Date and Time:
Date(s) - Friday, April 25th, 2014 - Sunday, April 27th, 2014
6:30 AM - 1:30 PM
Fri. 4/25/15 : 6:30-8:30 pm (Lecture/Prep)
Sat.4/26 : 7am-2pm (Field Practice)
Sun. 4/27: 6am-1:30pm (Critique)
Pre-registration is required.
This course is for those wishing to advance their photographic skills—becoming more creative selecting subjects, choosing equipment and camera settings, and manipulating the final image. The object is to create interesting images well composed with strong design. You will examine the creative process of building a photograph, increasing visual impact and establishing your own photographic style. This includes being able to determine when you can break the traditional rules of composition to heighten the impact of the photo. We will explore the process of selecting a subject, identifying its attraction, adding supporting visual elements, establishing spatial relationships, and minimizing distractions. PowerPoint slides, class discussions, and critiques will be used to help you analyze and edit your photos; improve technique; and establish your own vision as a photographer. Discussions will include subject selection, lenses options, lighting, and depth of field, plus the effective use of patterns, lines, color and other essential graphic elements. Photo assignments will encourage creativity and reinforce concepts discussed in class.

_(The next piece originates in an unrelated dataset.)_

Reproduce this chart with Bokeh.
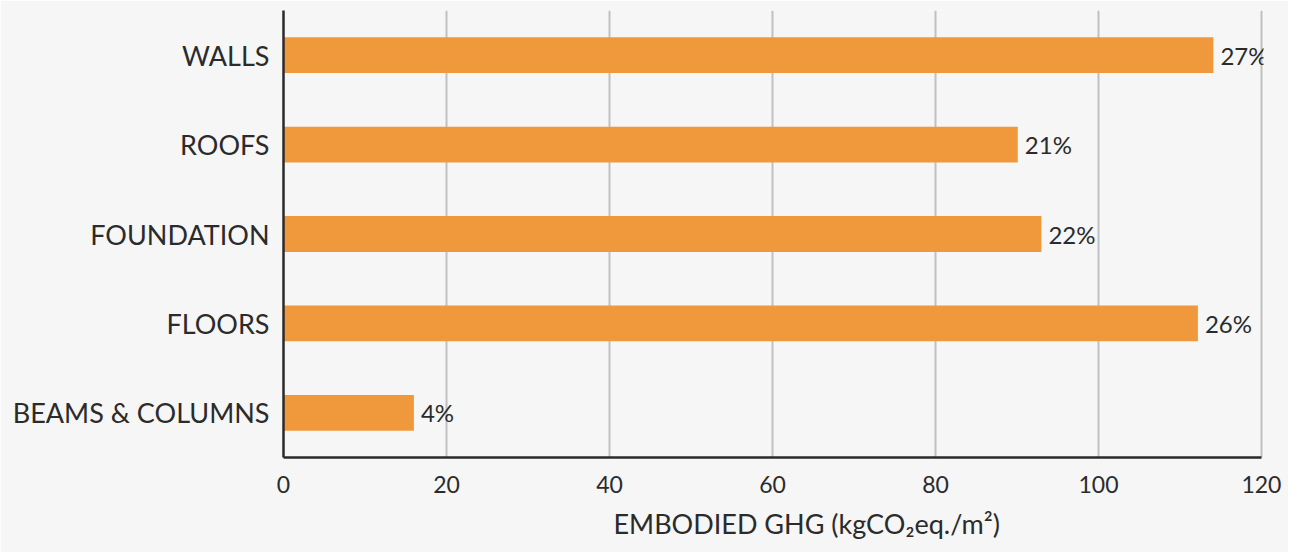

Includes field practice at the Botanical Gardens in the Tropical Display House with tropical plants. Patterned leaves, textured bark, bromeliads, and other exotic plants will provide participants with a wide range of subjects to photograph and compare at the following critique sessions. Weather permitting, the class will explore photo opportunities outside –winter berries, seed pods, evergreen leaves, frost patterns, frozen water, etc.
Digital or film single lens reflects (SLR) camera with exchangeable lenses and manual settings so you can independently alter the f-stop and/or shutter speed. Also bring your camera manual, fresh batteries, and a memory card. For the field session bring a sturdy tripod.
Assumes students have a basic knowledge of photographic terms and principles such as depth of field, exposure, and f-stop.
About the instructor: Since 1979, Irene Hinke-Sacilotto has shared her photographic experiences and love of nature with thousands of individuals through more than 200 photo classes, workshops, lectures, and tours in both the U.S. and abroad. Sponsors have included zoos, nature centers, camera clubs, and conservation organizations such as National Wildlife Federation. For more than 19 years, she has taught photography classes at Johns Hopkins University and other educational institutions and has written “How To” articles on nature photography for national publications such as Outdoor Photographer and Birding. Her images have appeared in magazines, calendars, and books published by National Wildlife Federation, Natural History Society, National Geographic, Audubon, and Sierra Club. Her book, “Chincoteague National Wildlife Refuge, an Ecological Treasure,” is sold in bookstores nationwide.